───── DATASET EXTRACT ─────
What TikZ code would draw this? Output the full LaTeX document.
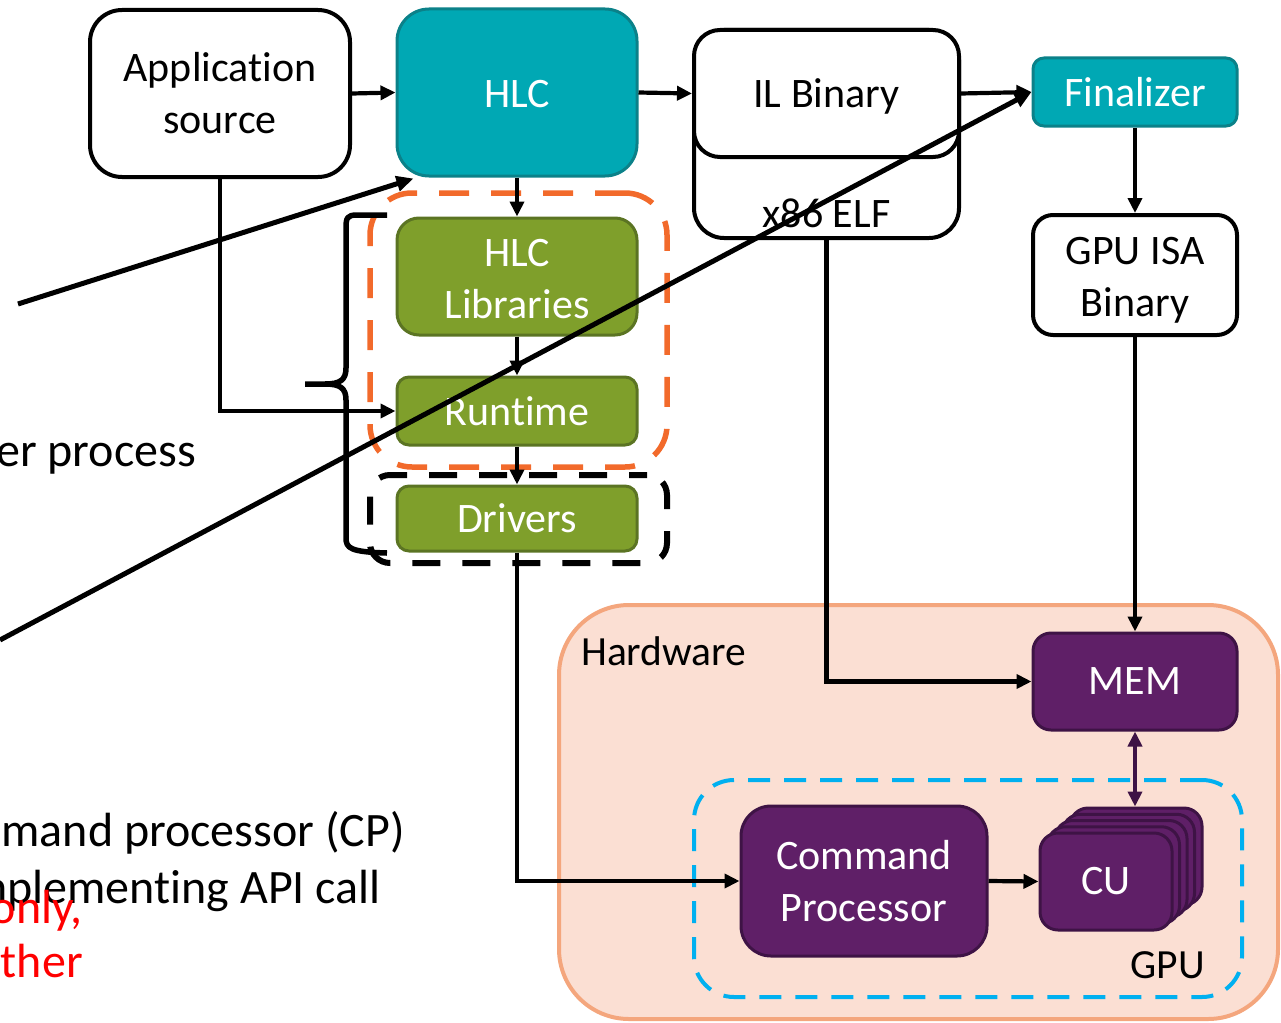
\documentclass[tikz,border=0pt]{standalone}
\usepackage{fontspec}
\setmainfont[Ligatures=NoCommon]{Carlito}
\usetikzlibrary{arrows.meta,calc}
\definecolor{tealF}{HTML}{00A8B4}
\definecolor{tealD}{HTML}{0B8189}
\definecolor{greenF}{HTML}{7F9F2B}
\definecolor{greenD}{HTML}{5B7423}
\definecolor{purpF}{HTML}{5F1F67}
\definecolor{purpD}{HTML}{3E1345}
\definecolor{hwF}{HTML}{FBDFD3}
\definecolor{hwD}{HTML}{F4A67D}
\definecolor{orangeD}{HTML}{F26A2B}
\definecolor{cyanD}{HTML}{00B0F0}
\begin{document}
\begin{tikzpicture}[x=1pt,y=-1pt,
  every node/.style={inner sep=0pt, align=center, font=\fontsize{42}{52}\selectfont},
  whitebox/.style={draw=black, fill=white, line width=4pt},
  tealbox/.style={draw=tealD, fill=tealF, line width=3pt, text=white},
  greenbox/.style={draw=greenD, fill=greenF, line width=3pt, text=white},
  purpbox/.style={draw=purpD, fill=purpF, line width=3pt, text=white},
  conn/.style={line width=4.2pt, -{Triangle[length=15pt,width=14pt]}},
  slash/.style={line width=5pt, -{Triangle[length=17pt,width=15pt]}},
  side/.style={font=\fontsize{48}{58}\selectfont, anchor=base east}
]
\useasboundingbox (0,0) rectangle (1281,1022);
\clip (0,0) rectangle (1281,1022);

% hardware region and GPU boundary
\node[draw=hwD, fill=hwF, line width=4pt, rounded corners=70pt,
      minimum width=719pt, minimum height=414pt] (hw) at (918.5,812) {};
\node[anchor=base west, font=\fontsize{41.5}{50}\selectfont] (hwlabel) at (581,665) {Hardware};
\node[draw=cyanD, line width=4pt, dash pattern=on 22pt off 14pt, rounded corners=40pt,
      minimum width=548pt, minimum height=217pt] (gpu) at (968,888.5) {};
\node[anchor=base east, font=\fontsize{41.5}{50}\selectfont] (gpulabel) at (1205,978) {GPU};

% software stack groupings
\node[draw=orangeD, line width=5.5pt, dash pattern=on 30pt off 22pt, rounded corners=42pt,
      minimum width=297pt, minimum height=274pt] (user) at (518.5,330) {};
\node[draw=black, line width=6pt, dash pattern=on 28pt off 22pt, dash phase=10pt, rounded corners=20pt,
      minimum width=297pt, minimum height=88pt] (kern) at (518.5,519) {};

% top row
\node[whitebox, rounded corners=32pt, minimum width=260pt, minimum height=167pt] (app) at (220,93.5) {Application\\source};
\node[tealbox, rounded corners=32pt, minimum width=240pt, minimum height=167pt] (hlc) at (517,92.5) {};
\node[text=white] (hlct) at (517,94) {HLC};
\node[whitebox, rounded corners=30pt, minimum width=265pt, minimum height=208pt] (elf) at (826.5,134) {};
\node[anchor=base] (elft) at (826.5,227) {x86 ELF};
\node[whitebox, rounded corners=26pt, minimum width=265pt, minimum height=127pt] (il) at (826.5,93.5) {};
\node (ilt) at (826.5,96) {IL Binary};
\node[tealbox, rounded corners=11pt, minimum width=204pt, minimum height=68pt] (fin) at (1135,92) {Finalizer};
\node[whitebox, rounded corners=20pt, minimum width=204pt, minimum height=120pt] (isa) at (1135,275) {};
\node (isat) at (1135,280) {GPU ISA\\Binary};

% software stack
\node[greenbox, rounded corners=22pt, minimum width=240pt, minimum height=117pt] (lib) at (517,276.5) {};
\node[text=white] (libt) at (517,279) {HLC\\Libraries};
\node[greenbox, rounded corners=12pt, minimum width=240pt, minimum height=68pt] (rt) at (517,411) {Runtime};
\node[greenbox, rounded corners=12pt, minimum width=240pt, minimum height=65pt] (drv) at (517,518.5) {Drivers};

% hardware blocks
\node[purpbox, rounded corners=18pt, minimum width=204pt, minimum height=97pt] (mem) at (1135,681.5) {MEM};
\node[purpbox, rounded corners=30pt, minimum width=246pt, minimum height=150pt] (cp) at (864,881) {Command\\Processor};
\foreach \i in {4,3,2,1} {
  \node[purpbox, rounded corners=18pt, minimum width=132pt, minimum height=97pt]
    (cu\i) at ({1106+7.5*\i},{881.5-6.25*\i}) {};
}
\node[purpbox, rounded corners=18pt, minimum width=132pt, minimum height=97pt] (cu) at (1106,881.5) {CU};

% brace around the software stack
\draw[line width=5.5pt, line join=round]
  (387,215) -- (357,215) .. controls (347,215) and (346,218) .. (346,228)
  -- (346,368) .. controls (346,380) and (340,384) .. (325,384)
  -- (305,384);
\draw[line width=5.5pt, line join=round]
  (325,384) .. controls (340,384) and (346,388) .. (346,400)
  -- (346,538) .. controls (346,548) and (350,552) .. (387,553);

% connectors
\draw[conn] (app.east) -- (hlc.west);
\draw[conn] (hlc.east) -- (il.west);
\draw[conn] (il.east) -- (fin.west);
\draw[conn] (fin.south) -- (isa.north);
\draw[conn] (isa.south) -- (mem.north);
\draw[conn] (hlc.south) -- (lib.north);
\draw[conn] (lib.south) -- (rt.north);
\draw[conn] (rt.south) -- (drv.north);
\draw[conn] (app.south) |- (rt.west);
\draw[conn] (elf.south) |- (mem.west);
\draw[conn] (drv.south) |- (cp.west);
\draw[conn] (cp.east) -- (cu.west);
\draw[line width=4.2pt, draw=purpD, {Triangle[length=15pt,width=14pt]}-{Triangle[length=15pt,width=14pt]}]
  (mem.south) -- (mem.south |- cu4.north);

% side notes
\node[side] (n1) at (196,466) {er process};
\node[side] (n2) at (405,846) {mand processor (CP)};
\node[side] (n3) at (381,903) {mplementing API call};
\node[side, text=red] (n4) at (83,923) {only,};
\node[side, text=red] (n5) at (83,977) {ther};

% two long pointer lines
\coordinate (p1) at (18,304);
\coordinate (p2) at (0,640);
\draw[slash] (p1) -- ($(hlc.south west)+(18,1)$);
\draw[slash] (p2) -- (fin.west);
\end{tikzpicture}
\end{document}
─────
- _YOUR INSTRUCTIONS_
Omit every picture, then repeat the remaining data exactly as it appears above.

- _SOLUTION_
What TikZ code would draw this? Output the full LaTeX document.
\documentclass[tikz,border=0pt]{standalone}
\usepackage{fontspec}
\setmainfont[Ligatures=NoCommon]{Carlito}
\usetikzlibrary{arrows.meta,calc}
\definecolor{tealF}{HTML}{00A8B4}
\definecolor{tealD}{HTML}{0B8189}
\definecolor{greenF}{HTML}{7F9F2B}
\definecolor{greenD}{HTML}{5B7423}
\definecolor{purpF}{HTML}{5F1F67}
\definecolor{purpD}{HTML}{3E1345}
\definecolor{hwF}{HTML}{FBDFD3}
\definecolor{hwD}{HTML}{F4A67D}
\definecolor{orangeD}{HTML}{F26A2B}
\definecolor{cyanD}{HTML}{00B0F0}
\begin{document}
\begin{tikzpicture}[x=1pt,y=-1pt,
  every node/.style={inner sep=0pt, align=center, font=\fontsize{42}{52}\selectfont},
  whitebox/.style={draw=black, fill=white, line width=4pt},
  tealbox/.style={draw=tealD, fill=tealF, line width=3pt, text=white},
  greenbox/.style={draw=greenD, fill=greenF, line width=3pt, text=white},
  purpbox/.style={draw=purpD, fill=purpF, line width=3pt, text=white},
  conn/.style={line width=4.2pt, -{Triangle[length=15pt,width=14pt]}},
  slash/.style={line width=5pt, -{Triangle[length=17pt,width=15pt]}},
  side/.style={font=\fontsize{48}{58}\selectfont, anchor=base east}
]
\useasboundingbox (0,0) rectangle (1281,1022);
\clip (0,0) rectangle (1281,1022);

% hardware region and GPU boundary
\node[draw=hwD, fill=hwF, line width=4pt, rounded corners=70pt,
      minimum width=719pt, minimum height=414pt] (hw) at (918.5,812) {};
\node[anchor=base west, font=\fontsize{41.5}{50}\selectfont] (hwlabel) at (581,665) {Hardware};
\node[draw=cyanD, line width=4pt, dash pattern=on 22pt off 14pt, rounded corners=40pt,
      minimum width=548pt, minimum height=217pt] (gpu) at (968,888.5) {};
\node[anchor=base east, font=\fontsize{41.5}{50}\selectfont] (gpulabel) at (1205,978) {GPU};

% software stack groupings
\node[draw=orangeD, line width=5.5pt, dash pattern=on 30pt off 22pt, rounded corners=42pt,
      minimum width=297pt, minimum height=274pt] (user) at (518.5,330) {};
\node[draw=black, line width=6pt, dash pattern=on 28pt off 22pt, dash phase=10pt, rounded corners=20pt,
      minimum width=297pt, minimum height=88pt] (kern) at (518.5,519) {};

% top row
\node[whitebox, rounded corners=32pt, minimum width=260pt, minimum height=167pt] (app) at (220,93.5) {Application\\source};
\node[tealbox, rounded corners=32pt, minimum width=240pt, minimum height=167pt] (hlc) at (517,92.5) {};
\node[text=white] (hlct) at (517,94) {HLC};
\node[whitebox, rounded corners=30pt, minimum width=265pt, minimum height=208pt] (elf) at (826.5,134) {};
\node[anchor=base] (elft) at (826.5,227) {x86 ELF};
\node[whitebox, rounded corners=26pt, minimum width=265pt, minimum height=127pt] (il) at (826.5,93.5) {};
\node (ilt) at (826.5,96) {IL Binary};
\node[tealbox, rounded corners=11pt, minimum width=204pt, minimum height=68pt] (fin) at (1135,92) {Finalizer};
\node[whitebox, rounded corners=20pt, minimum width=204pt, minimum height=120pt] (isa) at (1135,275) {};
\node (isat) at (1135,280) {GPU ISA\\Binary};

% software stack
\node[greenbox, rounded corners=22pt, minimum width=240pt, minimum height=117pt] (lib) at (517,276.5) {};
\node[text=white] (libt) at (517,279) {HLC\\Libraries};
\node[greenbox, rounded corners=12pt, minimum width=240pt, minimum height=68pt] (rt) at (517,411) {Runtime};
\node[greenbox, rounded corners=12pt, minimum width=240pt, minimum height=65pt] (drv) at (517,518.5) {Drivers};

% hardware blocks
\node[purpbox, rounded corners=18pt, minimum width=204pt, minimum height=97pt] (mem) at (1135,681.5) {MEM};
\node[purpbox, rounded corners=30pt, minimum width=246pt, minimum height=150pt] (cp) at (864,881) {Command\\Processor};
\foreach \i in {4,3,2,1} {
  \node[purpbox, rounded corners=18pt, minimum width=132pt, minimum height=97pt]
    (cu\i) at ({1106+7.5*\i},{881.5-6.25*\i}) {};
}
\node[purpbox, rounded corners=18pt, minimum width=132pt, minimum height=97pt] (cu) at (1106,881.5) {CU};

% brace around the software stack
\draw[line width=5.5pt, line join=round]
  (387,215) -- (357,215) .. controls (347,215) and (346,218) .. (346,228)
  -- (346,368) .. controls (346,380) and (340,384) .. (325,384)
  -- (305,384);
\draw[line width=5.5pt, line join=round]
  (325,384) .. controls (340,384) and (346,388) .. (346,400)
  -- (346,538) .. controls (346,548) and (350,552) .. (387,553);

% connectors
\draw[conn] (app.east) -- (hlc.west);
\draw[conn] (hlc.east) -- (il.west);
\draw[conn] (il.east) -- (fin.west);
\draw[conn] (fin.south) -- (isa.north);
\draw[conn] (isa.south) -- (mem.north);
\draw[conn] (hlc.south) -- (lib.north);
\draw[conn] (lib.south) -- (rt.north);
\draw[conn] (rt.south) -- (drv.north);
\draw[conn] (app.south) |- (rt.west);
\draw[conn] (elf.south) |- (mem.west);
\draw[conn] (drv.south) |- (cp.west);
\draw[conn] (cp.east) -- (cu.west);
\draw[line width=4.2pt, draw=purpD, {Triangle[length=15pt,width=14pt]}-{Triangle[length=15pt,width=14pt]}]
  (mem.south) -- (mem.south |- cu4.north);

% side notes
\node[side] (n1) at (196,466) {er process};
\node[side] (n2) at (405,846) {mand processor (CP)};
\node[side] (n3) at (381,903) {mplementing API call};
\node[side, text=red] (n4) at (83,923) {only,};
\node[side, text=red] (n5) at (83,977) {ther};

% two long pointer lines
\coordinate (p1) at (18,304);
\coordinate (p2) at (0,640);
\draw[slash] (p1) -- ($(hlc.south west)+(18,1)$);
\draw[slash] (p2) -- (fin.west);
\end{tikzpicture}
\end{document}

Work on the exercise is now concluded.